The sixteenth-century magus Cornelius Agrippa, in his comprehensive Three Books on Occult Philosophy, observes:
[the melancholy humour] when it is stirred up, burns and stirs up a madness conducing to knowledge and divination, especially if it is helped by any celestial influx, particularly of Saturn … By melancholy saith [Aristotle], some men are made as it were divine, foretelling things to come, and some men are made poets.
In this paper I shall explore the connections between the physiological condition of melancholy and the possession of divinatory knowledge, via the development of the idea of philosophical ‘genius’ which arose in the work of the fifteenth-century Florentine platonist Marsilio Ficino. Ficino’s revival of neoplatonic and Hermetic cosmology and magic within a Christian context was to inform, on many levels, the music, art and literature of the Elizabethan Renaissance, and I would like to trace this influence in particular on the composer John Dowland.

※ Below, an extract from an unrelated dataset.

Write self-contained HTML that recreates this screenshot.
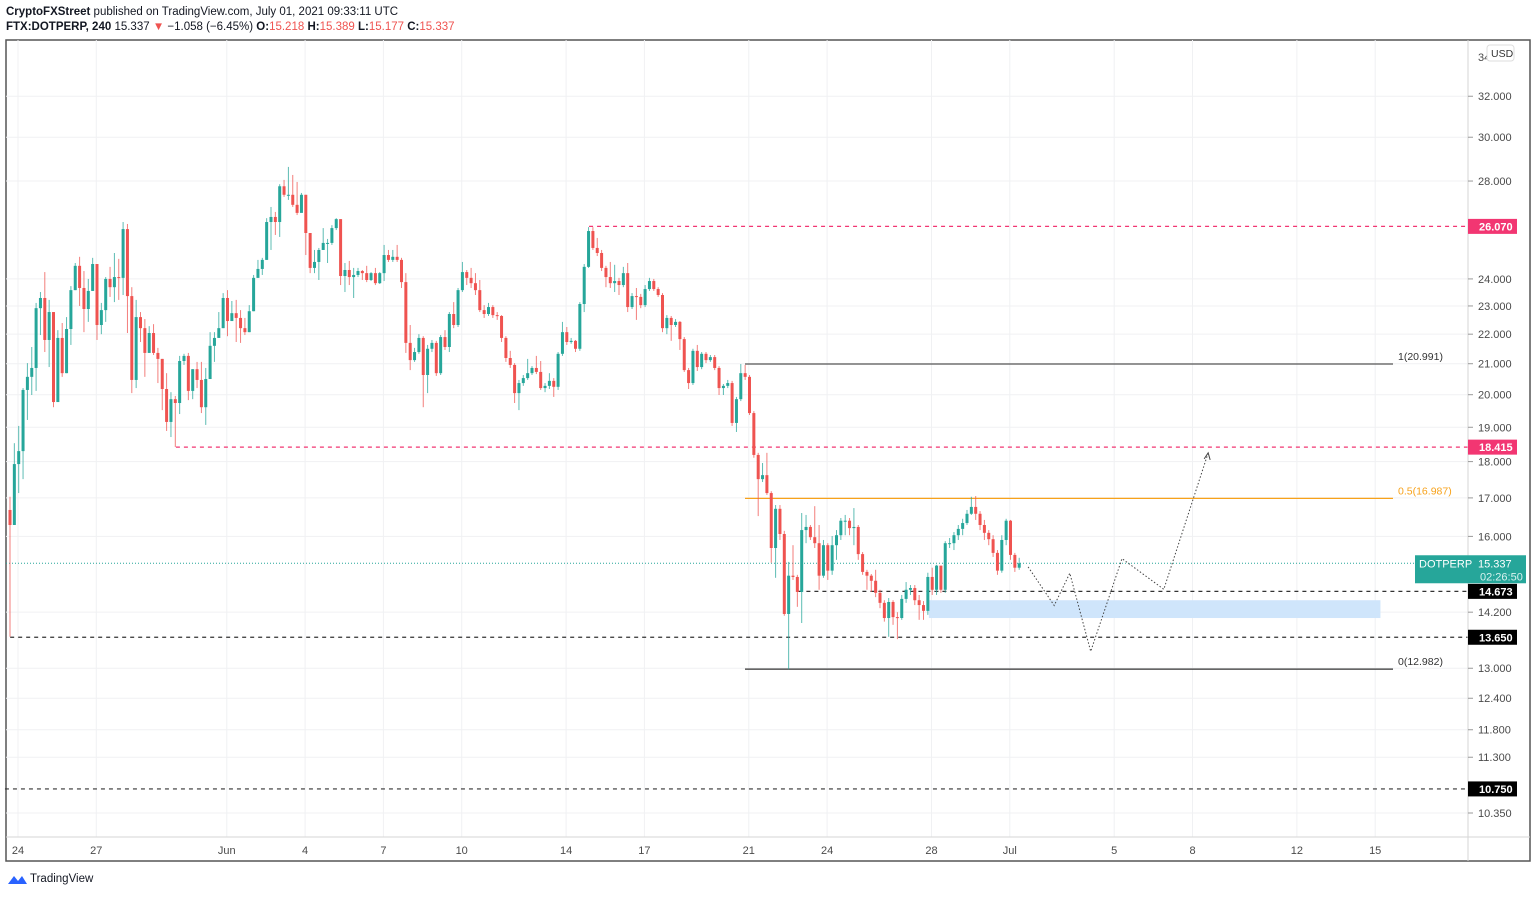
<!DOCTYPE html>
<html><head><meta charset="utf-8"><style>
html,body{margin:0;padding:0;background:#fff;}
body{width:1536px;height:895px;overflow:hidden;font-family:"Liberation Sans",Arial,sans-serif;}
svg text{font-family:"Liberation Sans",Arial,sans-serif;}
</style></head><body>
<svg id="chart" width="1536" height="895" viewBox="0 0 1536 895" xmlns="http://www.w3.org/2000/svg">
<text x="6" y="15" font-size="11.5" fill="#131722"><tspan font-weight="bold">CryptoFXStreet</tspan> published on TradingView.com, July 01, 2021 09:33:11 UTC</text>
<text x="6" y="30" font-size="11.5" fill="#131722"><tspan font-weight="bold">FTX:DOTPERP, 240</tspan>  15.337 <tspan fill="#ef5350">▼</tspan> −1.058 (−6.45%) <tspan font-weight="bold">O:</tspan><tspan fill="#ef5350">15.218</tspan> <tspan font-weight="bold">H:</tspan><tspan fill="#ef5350">15.389</tspan> <tspan font-weight="bold">L:</tspan><tspan fill="#ef5350">15.177</tspan> <tspan font-weight="bold">C:</tspan><tspan fill="#ef5350">15.337</tspan></text>
<rect x="6" y="40" width="1524" height="821" fill="none" stroke="#555" stroke-width="1.5"/>
<g id="grid"></g><g id="overlays"></g><g id="candles"></g><g id="annot"></g><g id="axes"></g>
<g>
<path d="M8 884 l6 -8 l4 5 l4 -5 l5 8 z" fill="#2962ff"/>
<text x="30" y="882" font-size="11.5" fill="#131722">TradingView</text>
</g>
</svg>
<script>
const NS="http://www.w3.org/2000/svg";
// ---- data ----
const firstOpen=16.68;
const startDay=-0.3065; // day offset (from May 24) of first candle
const closes=[16.29,17.93,18.30,20.15,20.57,20.86,22.92,23.29,21.80,22.78,19.77,21.87,20.69,22.18,23.58,24.50,23.66,22.89,23.55,24.57,22.32,22.85,24.00,23.69,24.07,24.04,25.96,23.36,20.47,22.60,22.21,21.36,22.04,21.36,21.16,20.18,19.16,19.86,19.74,21.09,21.26,20.12,20.82,20.47,19.61,20.50,21.60,21.87,22.21,23.29,22.46,22.74,22.57,22.21,22.07,22.81,24.04,24.38,24.73,26.25,26.46,26.25,27.77,27.40,27.40,26.97,26.63,27.40,25.80,24.42,24.65,25.12,25.40,25.40,26.00,26.37,24.11,24.34,24.07,24.15,24.30,24.22,23.96,24.22,23.84,24.22,24.92,24.73,24.85,24.73,23.88,21.70,21.12,21.39,21.87,20.63,21.50,21.70,20.69,21.90,21.56,22.71,22.32,23.58,24.26,24.04,23.84,23.58,22.85,22.71,22.96,22.67,22.64,21.87,21.19,20.96,20.05,20.37,20.53,20.69,20.86,20.73,20.21,20.28,20.44,20.25,21.33,22.07,21.73,21.77,21.50,23.07,24.46,25.88,25.20,25.00,24.42,24.07,23.84,23.92,23.77,24.22,22.96,23.36,23.33,23.03,23.62,23.92,23.62,23.40,22.21,22.57,22.32,22.43,21.83,20.79,20.37,21.43,20.89,21.33,21.12,21.22,20.86,20.21,20.28,20.37,19.13,19.86,20.69,20.57,19.43,18.19,17.51,17.62,17.13,15.71,16.71,16.06,14.16,15.04,15.01,14.66,16.16,16.24,15.98,15.83,15.04,15.78,15.16,15.78,16.03,16.40,16.40,16.21,16.24,15.56,15.13,15.04,14.92,14.64,14.41,14.07,14.43,14.09,14.07,14.50,14.71,14.75,14.47,14.36,14.23,15.01,14.71,15.28,14.71,15.83,15.83,16.03,16.19,16.34,16.58,16.76,16.58,16.29,16.09,15.93,15.59,15.16,15.91,16.40,15.54,15.23,15.337];
const highs=[17.03,18.53,19.04,20.21,21.02,21.56,23.11,23.51,24.26,23.22,22.78,22.14,22.39,22.60,23.73,24.61,24.85,24.30,24.00,24.81,24.57,23.11,24.07,24.46,25.00,24.77,26.25,26.17,23.69,23.22,22.78,22.53,22.28,22.35,21.53,21.16,20.69,20.08,19.96,21.26,21.33,21.36,20.82,21.06,21.06,20.86,22.07,22.07,22.78,23.47,23.58,23.18,23.22,22.85,22.57,23.03,24.15,24.73,24.81,26.41,26.88,26.67,27.86,28.05,28.63,28.27,27.96,27.48,27.40,25.80,25.12,25.20,26.00,25.56,26.12,26.41,26.37,24.61,24.69,24.42,24.42,24.34,24.50,24.26,24.42,24.26,25.32,25.12,25.12,25.32,24.81,24.22,22.32,21.53,22.00,21.93,21.63,21.80,21.77,21.97,22.14,22.78,23.14,23.66,24.65,24.34,24.42,24.22,23.96,23.03,23.11,23.03,22.78,22.67,21.93,21.43,21.02,20.47,20.63,21.16,20.92,21.26,21.09,20.37,20.69,20.53,21.39,22.43,22.25,21.87,21.80,23.14,24.57,26.04,26.04,25.60,25.12,24.50,24.65,24.54,24.04,24.46,24.61,23.47,23.66,23.44,23.77,24.04,24.00,23.69,23.47,22.67,22.64,22.53,22.46,21.90,20.86,21.50,21.63,21.39,21.39,21.29,21.29,20.92,20.34,20.47,20.44,19.93,20.99,20.96,20.63,19.49,18.25,17.96,18.25,17.18,16.81,16.81,16.14,15.37,15.78,15.06,16.60,16.55,16.29,16.78,16.29,15.91,15.83,16.01,16.16,16.47,16.55,16.47,16.73,16.29,15.61,15.18,15.08,15.18,14.71,14.47,14.52,14.47,14.20,14.59,14.89,14.82,14.82,14.59,14.45,15.11,15.23,15.30,15.28,15.88,15.96,16.11,16.29,16.45,16.68,17.03,17.05,16.65,16.42,16.16,16.03,15.66,16.03,16.45,16.42,15.59,15.47];
const lows=[13.66,16.29,17.13,17.51,19.22,19.99,20.12,21.97,21.39,20.89,19.61,19.77,20.57,20.69,21.63,23.58,23.00,22.07,22.43,23.55,21.80,22.00,22.43,23.33,23.14,23.22,23.40,22.04,20.05,20.21,21.73,20.57,21.36,21.29,20.37,19.52,18.89,18.71,18.42,19.40,20.96,19.83,19.86,20.21,19.43,19.07,20.50,21.06,21.90,22.21,21.93,22.46,21.73,21.70,21.97,22.07,22.81,24.04,24.15,24.73,25.12,25.72,25.64,27.31,27.18,26.88,26.54,26.75,24.92,24.22,24.22,23.96,25.12,24.61,25.32,25.92,23.77,23.51,23.77,23.29,24.07,23.96,23.88,23.92,23.77,23.81,23.92,24.65,24.65,24.65,23.66,21.36,20.79,21.06,21.33,19.61,20.05,21.39,20.60,20.63,21.46,21.39,22.21,22.25,23.51,23.77,23.66,23.40,22.78,22.57,22.64,22.57,22.50,21.73,21.06,20.86,19.74,19.52,20.28,20.47,20.63,20.66,20.15,20.08,20.18,19.93,20.15,21.26,21.63,21.67,21.39,21.43,22.78,24.42,25.12,24.88,24.30,23.69,23.66,23.51,23.40,23.69,22.78,22.89,22.50,22.92,22.96,23.55,23.55,23.33,22.07,22.00,21.77,22.25,21.46,20.73,20.18,20.31,20.76,20.82,21.02,21.06,20.79,19.99,19.99,20.21,19.04,18.86,19.80,20.47,19.37,18.11,16.52,17.43,17.08,15.35,14.99,15.91,14.12,12.98,14.94,14.32,13.96,15.83,15.91,15.71,14.71,14.99,14.94,15.06,15.42,15.91,16.03,16.03,15.78,15.42,15.06,14.71,14.66,14.54,14.29,13.99,13.66,13.92,13.61,14.03,14.41,14.59,14.36,14.03,14.03,14.14,14.59,14.59,14.64,14.64,15.71,15.66,15.91,16.03,16.29,16.55,16.42,16.16,15.91,15.78,15.49,15.06,15.11,15.78,15.42,15.13,15.18];
const priceTicks=[32,30,28,24,23,22,21,20,19,18,17,16,14.2,13,12.4,11.8,11.3,10.35];
const tickLabels=["32.000","30.000","28.000","24.000","23.000","22.000","21.000","20.000","19.000","18.000","17.000","16.000","14.200","13.000","12.400","11.800","11.300","10.350"];
const dateDays=[0,3,8,11,14,17,21,24,28,31,35,38,42,45,49,52];
const dateLabels=["24","27","Jun","4","7","10","14","17","21","24","28","Jul","5","8","12","15"];
const hLevels=[26.07,18.415,14.673,13.65,10.75];
const hLevelStartDays=[21.88,6.05,29.9,-0.3,-0.5];
const hLevelColors=["#f23672","#f23672","#333","#333","#333"];
const fibLevels=[20.991,16.987,12.982];
const fibLabels=["1(20.991)","0.5(16.987)","0(12.982)"];
const fibColors=["#555","#f7a21b","#333"];
const pathDays=[38.7,39.7,40.3,41.1,42.3,43.9,45.6];
const pathPrices=[15.25,14.35,15.10,13.35,15.45,14.72,18.25];
const zoneTop=14.47, zoneBottom=14.07, zoneStartDay=34.9, zoneEndDay=52.2;
// ---- scales ----
const X0=18, DAYW=26.1;
function xs(d){return X0+DAYW*d;}
function ys(p){return 813-635*Math.log(p/10.35);}
function mk(tag,attrs,parent){const e=document.createElementNS(NS,tag);for(const k in attrs)e.setAttribute(k,attrs[k]);parent.appendChild(e);return e;}
const grid=document.getElementById('grid'),ov=document.getElementById('overlays'),cg=document.getElementById('candles'),an=document.getElementById('annot'),ax=document.getElementById('axes');
mk('line',{x1:1468,y1:40,x2:1468,y2:861,stroke:'#d6d6d6'},ax);
mk('line',{x1:6,y1:837,x2:1530,y2:837,stroke:'#d6d6d6'},ax);
priceTicks.forEach((p,i)=>{
  const y=ys(p);
  const g=mk('line',{x1:6,y1:y,x2:1468,y2:y,stroke:'#f0f1f3'},grid);
  
  
  mk('line',{x1:1468,y1:y,x2:1473,y2:y,stroke:'#999'},ax);
  const t=mk('text',{x:1478,y:y+4,'font-size':11,fill:'#4a4a4a'},ax);
  t.textContent=tickLabels[i];
  
  
});
const t34=mk('text',{x:1478,y:61,'font-size':11,fill:'#4a4a4a'},ax);t34.textContent='34';
const usd=mk('rect',{x:1487,y:45,width:27,height:16,rx:3,fill:'#fff',stroke:'#ddd'},ax);


const usdT=mk('text',{x:1491,y:57,'font-size':10.5,fill:'#333'},ax);usdT.textContent='USD';
dateDays.forEach((d,i)=>{
  const x=xs(d);
  const g=mk('line',{x1:x,y1:40,x2:x,y2:837,stroke:'#f0f1f3'},grid);
  
  
  const t=mk('text',{x:x,y:854,'font-size':11,fill:'#4a4a4a','text-anchor':'middle'},ax);
  t.textContent=dateLabels[i];
  
  
});
const z=mk('rect',{x:xs(zoneStartDay),y:ys(zoneTop),width:xs(zoneEndDay)-xs(zoneStartDay),height:ys(zoneBottom)-ys(zoneTop),fill:'#cfe5fb'},ov);


const lp=closes[closes.length-1];
const lpl=mk('line',{x1:6,y1:ys(lp),x2:1415,y2:ys(lp),stroke:'#26a69a','stroke-dasharray':'1,2','stroke-width':1},ov);


hLevels.forEach((p,i)=>{
  const y=ys(p);
  const l=mk('line',{x1:xs(hLevelStartDays[i]),y1:y,x2:1468,y2:y,stroke:hLevelColors[i],'stroke-dasharray':'4,4','stroke-width':1.2},ov);
  
  
  const b=mk('rect',{x:1468,y:y-7.5,width:49,height:15,fill:i<2?'#f23672':'#000'},ax);
  
  
  const t=mk('text',{x:1479,y:y+4,'font-size':11,fill:'#fff','font-weight':'bold'},ax);
  t.textContent=p.toFixed(3);
});
fibLevels.forEach((p,i)=>{
  const y=ys(p);
  const l=mk('line',{x1:745,y1:y,x2:1393,y2:y,stroke:fibColors[i],'stroke-width':1.2},ov);
  
  
  const t=mk('text',{x:1398,y:y-4,'font-size':10.5,fill:fibColors[i]==='#f7a21b'?'#f7a21b':'#333'},an);
  t.textContent=fibLabels[i];
  
  
});
let prev=firstOpen;
closes.forEach((c,i)=>{
  const o=prev; prev=c;
  const x=xs(startDay+i/6);
  const up=c>=o, col=up?'#26a69a':'#ef5350';
  const g=mk('g',{},cg);
  
  
  mk('line',{x1:x,y1:ys(highs[i]),x2:x,y2:ys(lows[i]),stroke:col,'stroke-width':1,opacity:0.75},g);
  const top=ys(Math.max(o,c)),bot=ys(Math.min(o,c));
  mk('rect',{x:x-1.5,y:top,width:3,height:Math.max(1,bot-top),fill:col},g);
});
let d='';
pathDays.forEach((v,i)=>{d+=(i?'L':'M')+xs(v).toFixed(1)+' '+ys(pathPrices[i]).toFixed(1)+' ';});
const pp=mk('path',{d:d,fill:'none',stroke:'#444','stroke-width':1,'stroke-dasharray':'1.5,2'},an);


const n=pathDays.length, ex=xs(pathDays[n-1]), ey=ys(pathPrices[n-1]);
const ah=mk('path',{d:`M${ex-4} ${ey+6} L${ex} ${ey} L${ex+2} ${ey+7}`,fill:'none',stroke:'#444','stroke-width':1},an);


const ly=ys(lp);
const lb=mk('rect',{x:1415,y:ly-8,width:111,height:28,fill:'#26a69a'},ax);


const lt=mk('text',{x:1419,y:ly+4,'font-size':11,fill:'#fff'},ax);lt.textContent='DOTPERP';
const lt2=mk('text',{x:1478,y:ly+4,'font-size':11,fill:'#fff'},ax);lt2.textContent='15.337';
const lt3=mk('text',{x:1480,y:ly+17,'font-size':11,fill:'#d8f2ef'},ax);lt3.textContent='02:26:50';
</script>
</body></html>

Dowland’s appropriation of the persona of the melancholic artist does, I suggest, have far deeper implications than mere conceit or the indulgence of a world-weary personality, and to explore these we will take a multi-levelled approach and evoke the ‘image of melancholy’ through physiological, mythological, astrological, magical and metaphysical contexts. I will conclude that there can be no one definitive interpretation of Dowland’s musical jewel Lachrimae, and that the depth and power of its musical symbolism point to more profound dimensions of reality than even the composer himself may have envisioned.